AMD Stock Fan: ones my stock fan goes above 4500 RPM, It starts making a loud humming sound. I have heard a lot of bad things about this stock fan. I was thinking of getting a new one. Possibly a Cooler Master Hyper TX3. What do you guys think? Do you think this is the right cooler for my processor? BTW my budget is 2k.  

Thanks


----------



## coderunknown (Feb 9, 2011)

actually, the 3 points you mentioned. all are causing the problem i feel.

voltage: a bit high. 1.3V is enough to run the proccy.
thermal gel: makes a difference in temperature. at least keeps temp in control.
fan: Phenom II X4 & X6's HSF isn't well made. they are noisy & doesn't offer best cooling. but usually enough for normal use.

so, go to BIOS & lower VCore to 1.3V & play some heavy game. if PC restart or crashes, increase temp to next higher value. maybe 1.325V

order Arctic silver from ITWares (if not avl locally) & apply a thin layer.
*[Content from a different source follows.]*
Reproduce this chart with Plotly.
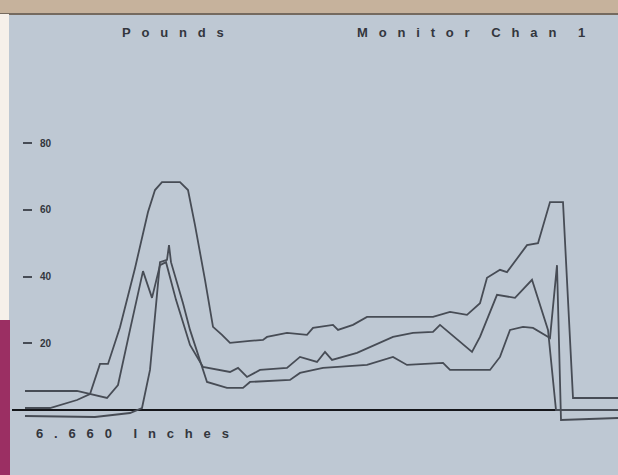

clean HSF if its dirty with dust.

Edit: also turn on Cool & Quite in BIOS.


----------



## max_d (Feb 9, 2011)

I enabled cool and quite, and now my system temp has dropped to 42’ c. 

Thanks Sam.Shab. You’re the best!


----------



## coderunknown (Feb 9, 2011)

max_d said:


> I enabled cool and quite, and now my system temp has dropped to 42’ c.



42degree under load or at idle?



max_d said:


> Thanks Sam.Shab. You’re the best!



welcome buddy & the latter part is not needed. still thanks


----------



## max_d (Feb 9, 2011)

Sam.Shab said:


> 42degree under load or at idle?
> 
> 42 degrees at idle. under load it's around 46/47 degrees.
> 
> Thanks


----------